November 22, 2004

no pictures of a clown

It appears that there was resounding disappointment when yesterday’s entry, entitled Pictures of a Clown, came to an end with nary a picture of a clown. No clowns. Not a single one. There was a story about clowns, a story about previous stories that included pictures of clowns, but never did the conversation build to a point where there was an actual picture of a clown.

Nay, I would go so far as to venture that yesterday’s work was anti-clown, or devoid of clown, or consisting of actual negative clown-adge, such that any future discussion about clowns would require that we pay down an existing clown debt before it would have any legitimacy whatsoever.

And this troubles me so. First and formost, we here at Brainside Out rage against illegitimacy, whether it be in the form of intellectual dishonesty or flunked international tests or children of loose morals. We want to be viewed as a legitimate, viable source for facts about the world writ large. Yesterday we made a huge mistake. Yesterday we sacrificed all our credibility to pull a senseless parlor trick. Yesterday was two o’clock in the morning, and we weren’t thinking straight, and one thing led to another…

Well, we want to make it up to you. This time around, we will give you a picture of a clown, and it will be an excellent picture of a clown. Maybe not the best picture of a clown, but definitely one that is noteworthy.

Without further ado, a picture of a clown:

DJ the Clown

Well now, that’s pretty good. He’s got a muppet and everything, and he’s wearing a shirt from my CEO’s closet.
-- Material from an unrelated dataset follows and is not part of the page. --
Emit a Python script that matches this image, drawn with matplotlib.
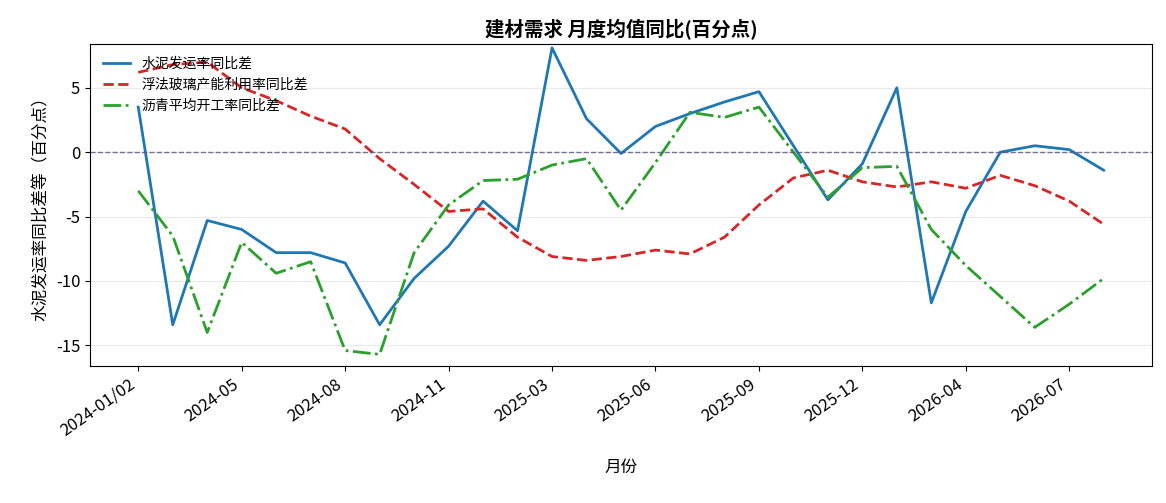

However, I fear that one picture of a clown isn’t going to cut it, anymore. I’ve squandered your trust and I need to earn it back, and one picture of a clown won’t do the job. We need, perchance, a second picture of a clown:


If you can remember one thing and one thing only, remember this: sorbet. Sorbet will carry you through your darkest days, and we know this to be true because the clown says so. But then, if one picture of a clown is good, and if a second picture of a clown is better, what would that make a picture of two clowns?

Clowns, like, in Quebec or something

This picture is great on so many levels. We have a clown in a funny vest, a clown wearing some funny shoes, and an old lady wearing some funny sunglasses. And look at the colorful flags! What won’t those crazy Quebecois do?

Are you feeling better? Allow us to kick it up a notch, with a whole slew of clowns posing with the space shuttle!

Clowns in front of... uhh... the space shuttle...

Best. Photoshop. Ever. They even made the clown on the far right look like Chris Fahey.

Then again, clowns aren’t all fun and games and spacecraft. Sometimes they’re sad and downright serious, like subtitled foreign films:

Who asked you? WHO ASKED YOU?!

And some clowns pick fights with drunks brandishing bottles:

clown flipping off guy with bottle

But for the most part, clowns are happy and funny and make us feel really good. Many times, it is the children who can best communicate the warmth and joy that clowns bring to us:

Clownz R Funn!

Then again, most of what children produce is utter crap:

Clown Scribble

Well, then. I can only hope that our brief tour through the world of clowns has helped warm your heart to the tortured few at Brainside Out. We work ever so hard to publish quality content at awkward hours, and we strive to be your first and foremost resource for late-breaking stuff and stuff.

And here is a picture of a man with a lobster on his head:

Man with Lobster on Head

maybe there were clowns on the radio waves yesterday…i felt an unhealthy urge to tell the ‘clown’ joke of wooch! lore. grand ol’ fun followed by growns and evil looks.

OK, for some reason I skipped right over Jesse’s comment. I tend to ignore him anyway 😉
Ignore my previous comment. I will say 15 hail mary’s and 12 hail danes for my sin.

Hobo: Dude! I told the clown joke to Jody when we were on our river trip last month. I dragged it out for, like, half an hour. Great stuff.
Jake: Your ratio of “hail marys” to “hail danes” is backwards, but we’ll let it slide this time. From henceforth, all sins must be washed away with numerous pints of alcohol at Ye Olde Sainte Francis Skoole.

Clowns suck. Rabbits suck. Today, I am angrier than I was yesterday and I don’t care. Bustoff futang-futang ol’ biscuit barrel.
Word to your Mary.
And the clown joke did get drug out for half an hour. It wasn’t even that funny. I don’t remember it. It doesn’t matter because it was the process that was fun. But then again, I like bathing in rubbing alcohol after a good paper-cut fight.